Only certain solar flares emit high-energy gamma rays because the production of these gamma rays requires very specific conditions related to the acceleration of particles, particularly protons and ions, to extremely high energies during the flare event. Most solar flares primarily emit lower-energy radiation such as X-rays and ultraviolet light, but only a subset have the right magnetic and plasma environments to accelerate particles enough to produce gamma rays in the GeV (giga-electronvolt) range.
Solar flares occur when magnetic energy stored in the Sun’s corona is suddenly released, usually through a process called magnetic reconnection. This rapid rearrangement of magnetic field lines unleashes vast amounts of energy, heating plasma to tens of millions of degrees and accelerating charged particles like electrons, protons, and heavier ions. While electrons accelerated in flares typically produce X-rays through bremsstrahlung (braking radiation), the generation of high-energy gamma rays requires protons and ions to be accelerated to relativistic speeds. These energetic protons then interact with the solar atmosphere, producing gamma rays mainly through the decay of neutral pions created in collisions with ambient nuclei.
Not all flares have the conditions necessary for this proton acceleration. The factors that influence whether a flare emits high-energy gamma rays include:
– **Magnetic Field Configuration and Strength:** Strong and complex magnetic fields in active regions can trap and accelerate protons more effectively. Flares originating in such regions are more likely to produce gamma rays.
– **Particle Acceleration Efficiency:** The efficiency of converting magnetic energy into kinetic energy of protons varies. Some flares accelerate mainly electrons, while others accelerate a significant population of protons and ions.
– **Flare Size and Energy:** Larger, more energetic flares tend to accelerate particles to higher energies, increasing the chance of gamma-ray emission.
– **Location on the Sun:** Some gamma-ray flares have been detected from active regions just beyond the visible solar limb, suggesting that the geometry and magnetic connectivity of the flare site affect gamma-ray production and visibility.
– **Duration and Timing:** Gamma-ray emission can persist longer than X-ray emission, indicating prolonged acceleration or trapping of protons in magnetic loops.
The gamma-ray spectra from these flares often show features consistent with pion decay, which is a signature of high-energy protons colliding with solar material. This contrasts with the electron-dominated emissions seen in typical flares. The presence of gamma rays thus reveals a different particle acceleration regime, one involving ions rather than just electrons.

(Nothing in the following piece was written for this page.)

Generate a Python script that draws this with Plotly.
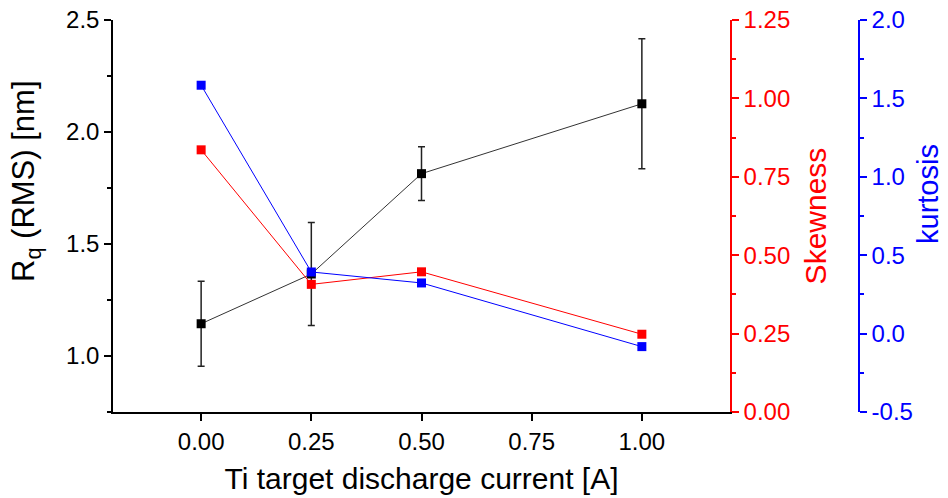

In summary, only solar flares with the right combination of magnetic environment, particle acceleration mechanisms, and energy release produce the high-energy protons necessary to generate gamma rays. This makes gamma-ray flares relatively rare compared to the more common electron-driven X-ray flares. Understanding why only certain flares emit gamma rays helps scientists probe the complex physics of particle acceleration and magnetic energy release in the Sun’s atmosphere.